┌─ Exercise material

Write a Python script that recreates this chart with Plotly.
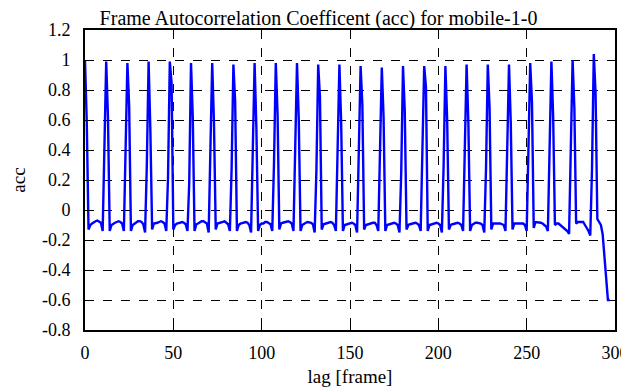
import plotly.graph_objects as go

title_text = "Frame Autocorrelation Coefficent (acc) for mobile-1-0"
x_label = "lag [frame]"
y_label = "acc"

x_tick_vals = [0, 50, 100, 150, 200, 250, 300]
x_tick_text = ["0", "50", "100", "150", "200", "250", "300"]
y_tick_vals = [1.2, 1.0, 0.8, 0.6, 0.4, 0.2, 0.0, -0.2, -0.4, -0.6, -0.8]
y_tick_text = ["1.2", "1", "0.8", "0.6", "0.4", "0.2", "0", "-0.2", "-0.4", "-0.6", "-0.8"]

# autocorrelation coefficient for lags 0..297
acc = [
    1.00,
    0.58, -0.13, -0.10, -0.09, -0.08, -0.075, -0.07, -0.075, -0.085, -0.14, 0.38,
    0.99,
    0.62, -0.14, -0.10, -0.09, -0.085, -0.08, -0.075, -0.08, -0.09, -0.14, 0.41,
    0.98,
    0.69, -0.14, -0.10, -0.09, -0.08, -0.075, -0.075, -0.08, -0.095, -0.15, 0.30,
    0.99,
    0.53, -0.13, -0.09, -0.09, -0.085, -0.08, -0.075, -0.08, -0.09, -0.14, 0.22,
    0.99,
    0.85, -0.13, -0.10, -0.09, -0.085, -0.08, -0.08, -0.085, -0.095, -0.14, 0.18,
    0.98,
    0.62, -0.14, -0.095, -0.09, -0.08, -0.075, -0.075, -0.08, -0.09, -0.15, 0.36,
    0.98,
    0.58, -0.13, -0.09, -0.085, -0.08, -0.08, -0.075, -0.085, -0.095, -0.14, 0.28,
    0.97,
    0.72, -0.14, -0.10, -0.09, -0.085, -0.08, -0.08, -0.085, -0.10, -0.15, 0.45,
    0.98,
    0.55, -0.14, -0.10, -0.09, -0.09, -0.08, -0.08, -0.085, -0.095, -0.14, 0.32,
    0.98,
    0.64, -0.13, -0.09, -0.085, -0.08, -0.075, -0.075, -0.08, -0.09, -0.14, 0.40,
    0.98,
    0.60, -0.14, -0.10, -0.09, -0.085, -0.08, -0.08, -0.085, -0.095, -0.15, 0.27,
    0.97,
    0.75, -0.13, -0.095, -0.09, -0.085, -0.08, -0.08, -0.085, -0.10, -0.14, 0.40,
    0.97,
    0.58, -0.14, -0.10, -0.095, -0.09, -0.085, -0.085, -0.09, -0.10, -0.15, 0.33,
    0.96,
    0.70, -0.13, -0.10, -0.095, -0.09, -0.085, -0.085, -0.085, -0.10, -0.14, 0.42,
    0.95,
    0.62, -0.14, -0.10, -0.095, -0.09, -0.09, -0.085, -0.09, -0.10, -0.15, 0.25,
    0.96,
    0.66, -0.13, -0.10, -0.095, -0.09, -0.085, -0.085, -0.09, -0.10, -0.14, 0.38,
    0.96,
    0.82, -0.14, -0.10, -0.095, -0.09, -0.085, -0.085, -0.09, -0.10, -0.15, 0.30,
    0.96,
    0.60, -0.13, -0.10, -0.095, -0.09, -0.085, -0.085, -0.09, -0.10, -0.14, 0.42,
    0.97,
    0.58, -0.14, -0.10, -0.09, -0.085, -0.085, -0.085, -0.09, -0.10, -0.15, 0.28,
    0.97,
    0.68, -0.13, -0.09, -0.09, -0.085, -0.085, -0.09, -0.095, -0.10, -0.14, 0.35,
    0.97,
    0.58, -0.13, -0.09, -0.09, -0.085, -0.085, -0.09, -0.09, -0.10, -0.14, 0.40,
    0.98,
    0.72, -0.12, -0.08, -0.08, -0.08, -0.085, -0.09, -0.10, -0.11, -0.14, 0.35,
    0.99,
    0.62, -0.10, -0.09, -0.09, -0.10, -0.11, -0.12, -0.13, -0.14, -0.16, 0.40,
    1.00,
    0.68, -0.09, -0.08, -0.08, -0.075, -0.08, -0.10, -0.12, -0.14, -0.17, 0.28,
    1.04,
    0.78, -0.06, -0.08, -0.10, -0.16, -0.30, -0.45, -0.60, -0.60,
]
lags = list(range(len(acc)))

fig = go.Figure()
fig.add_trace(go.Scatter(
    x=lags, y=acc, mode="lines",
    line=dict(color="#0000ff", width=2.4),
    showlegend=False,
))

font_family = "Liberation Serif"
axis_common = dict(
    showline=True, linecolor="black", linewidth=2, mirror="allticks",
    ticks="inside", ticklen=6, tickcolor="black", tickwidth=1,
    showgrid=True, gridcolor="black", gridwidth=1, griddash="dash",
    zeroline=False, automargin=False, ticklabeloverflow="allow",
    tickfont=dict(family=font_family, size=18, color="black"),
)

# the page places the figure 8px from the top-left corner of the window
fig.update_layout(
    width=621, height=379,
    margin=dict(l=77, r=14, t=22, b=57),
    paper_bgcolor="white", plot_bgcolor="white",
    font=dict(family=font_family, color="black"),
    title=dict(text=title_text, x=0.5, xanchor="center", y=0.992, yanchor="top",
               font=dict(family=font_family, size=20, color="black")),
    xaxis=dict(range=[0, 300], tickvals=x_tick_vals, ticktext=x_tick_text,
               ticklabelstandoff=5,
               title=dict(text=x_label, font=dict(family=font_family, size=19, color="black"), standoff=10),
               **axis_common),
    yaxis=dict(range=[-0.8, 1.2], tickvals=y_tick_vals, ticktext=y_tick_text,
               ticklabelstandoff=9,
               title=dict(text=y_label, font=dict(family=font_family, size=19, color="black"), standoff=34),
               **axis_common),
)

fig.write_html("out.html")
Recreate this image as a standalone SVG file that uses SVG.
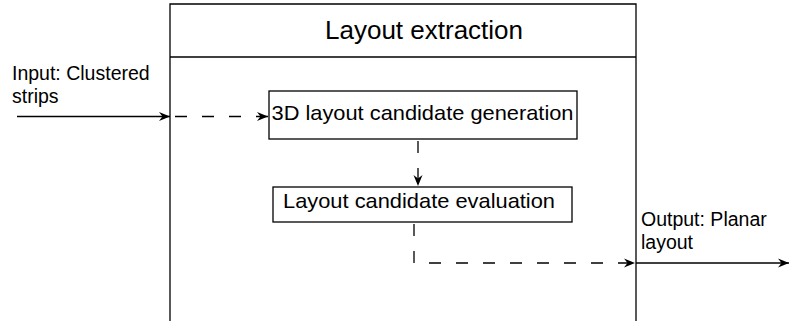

└─

Repeat the data exactly, dropping every picture it holds.

Write a Python script that recreates this chart with Plotly.
import plotly.graph_objects as go

title_text = "Frame Autocorrelation Coefficent (acc) for mobile-1-0"
x_label = "lag [frame]"
y_label = "acc"

x_tick_vals = [0, 50, 100, 150, 200, 250, 300]
x_tick_text = ["0", "50", "100", "150", "200", "250", "300"]
y_tick_vals = [1.2, 1.0, 0.8, 0.6, 0.4, 0.2, 0.0, -0.2, -0.4, -0.6, -0.8]
y_tick_text = ["1.2", "1", "0.8", "0.6", "0.4", "0.2", "0", "-0.2", "-0.4", "-0.6", "-0.8"]

# autocorrelation coefficient for lags 0..297
acc = [
    1.00,
    0.58, -0.13, -0.10, -0.09, -0.08, -0.075, -0.07, -0.075, -0.085, -0.14, 0.38,
    0.99,
    0.62, -0.14, -0.10, -0.09, -0.085, -0.08, -0.075, -0.08, -0.09, -0.14, 0.41,
    0.98,
    0.69, -0.14, -0.10, -0.09, -0.08, -0.075, -0.075, -0.08, -0.095, -0.15, 0.30,
    0.99,
    0.53, -0.13, -0.09, -0.09, -0.085, -0.08, -0.075, -0.08, -0.09, -0.14, 0.22,
    0.99,
    0.85, -0.13, -0.10, -0.09, -0.085, -0.08, -0.08, -0.085, -0.095, -0.14, 0.18,
    0.98,
    0.62, -0.14, -0.095, -0.09, -0.08, -0.075, -0.075, -0.08, -0.09, -0.15, 0.36,
    0.98,
    0.58, -0.13, -0.09, -0.085, -0.08, -0.08, -0.075, -0.085, -0.095, -0.14, 0.28,
    0.97,
    0.72, -0.14, -0.10, -0.09, -0.085, -0.08, -0.08, -0.085, -0.10, -0.15, 0.45,
    0.98,
    0.55, -0.14, -0.10, -0.09, -0.09, -0.08, -0.08, -0.085, -0.095, -0.14, 0.32,
    0.98,
    0.64, -0.13, -0.09, -0.085, -0.08, -0.075, -0.075, -0.08, -0.09, -0.14, 0.40,
    0.98,
    0.60, -0.14, -0.10, -0.09, -0.085, -0.08, -0.08, -0.085, -0.095, -0.15, 0.27,
    0.97,
    0.75, -0.13, -0.095, -0.09, -0.085, -0.08, -0.08, -0.085, -0.10, -0.14, 0.40,
    0.97,
    0.58, -0.14, -0.10, -0.095, -0.09, -0.085, -0.085, -0.09, -0.10, -0.15, 0.33,
    0.96,
    0.70, -0.13, -0.10, -0.095, -0.09, -0.085, -0.085, -0.085, -0.10, -0.14, 0.42,
    0.95,
    0.62, -0.14, -0.10, -0.095, -0.09, -0.09, -0.085, -0.09, -0.10, -0.15, 0.25,
    0.96,
    0.66, -0.13, -0.10, -0.095, -0.09, -0.085, -0.085, -0.09, -0.10, -0.14, 0.38,
    0.96,
    0.82, -0.14, -0.10, -0.095, -0.09, -0.085, -0.085, -0.09, -0.10, -0.15, 0.30,
    0.96,
    0.60, -0.13, -0.10, -0.095, -0.09, -0.085, -0.085, -0.09, -0.10, -0.14, 0.42,
    0.97,
    0.58, -0.14, -0.10, -0.09, -0.085, -0.085, -0.085, -0.09, -0.10, -0.15, 0.28,
    0.97,
    0.68, -0.13, -0.09, -0.09, -0.085, -0.085, -0.09, -0.095, -0.10, -0.14, 0.35,
    0.97,
    0.58, -0.13, -0.09, -0.09, -0.085, -0.085, -0.09, -0.09, -0.10, -0.14, 0.40,
    0.98,
    0.72, -0.12, -0.08, -0.08, -0.08, -0.085, -0.09, -0.10, -0.11, -0.14, 0.35,
    0.99,
    0.62, -0.10, -0.09, -0.09, -0.10, -0.11, -0.12, -0.13, -0.14, -0.16, 0.40,
    1.00,
    0.68, -0.09, -0.08, -0.08, -0.075, -0.08, -0.10, -0.12, -0.14, -0.17, 0.28,
    1.04,
    0.78, -0.06, -0.08, -0.10, -0.16, -0.30, -0.45, -0.60, -0.60,
]
lags = list(range(len(acc)))

fig = go.Figure()
fig.add_trace(go.Scatter(
    x=lags, y=acc, mode="lines",
    line=dict(color="#0000ff", width=2.4),
    showlegend=False,
))

font_family = "Liberation Serif"
axis_common = dict(
    showline=True, linecolor="black", linewidth=2, mirror="allticks",
    ticks="inside", ticklen=6, tickcolor="black", tickwidth=1,
    showgrid=True, gridcolor="black", gridwidth=1, griddash="dash",
    zeroline=False, automargin=False, ticklabeloverflow="allow",
    tickfont=dict(family=font_family, size=18, color="black"),
)

# the page places the figure 8px from the top-left corner of the window
fig.update_layout(
    width=621, height=379,
    margin=dict(l=77, r=14, t=22, b=57),
    paper_bgcolor="white", plot_bgcolor="white",
    font=dict(family=font_family, color="black"),
    title=dict(text=title_text, x=0.5, xanchor="center", y=0.992, yanchor="top",
               font=dict(family=font_family, size=20, color="black")),
    xaxis=dict(range=[0, 300], tickvals=x_tick_vals, ticktext=x_tick_text,
               ticklabelstandoff=5,
               title=dict(text=x_label, font=dict(family=font_family, size=19, color="black"), standoff=10),
               **axis_common),
    yaxis=dict(range=[-0.8, 1.2], tickvals=y_tick_vals, ticktext=y_tick_text,
               ticklabelstandoff=9,
               title=dict(text=y_label, font=dict(family=font_family, size=19, color="black"), standoff=34),
               **axis_common),
)

fig.write_html("out.html")
Recreate this image as a standalone SVG file that uses SVG.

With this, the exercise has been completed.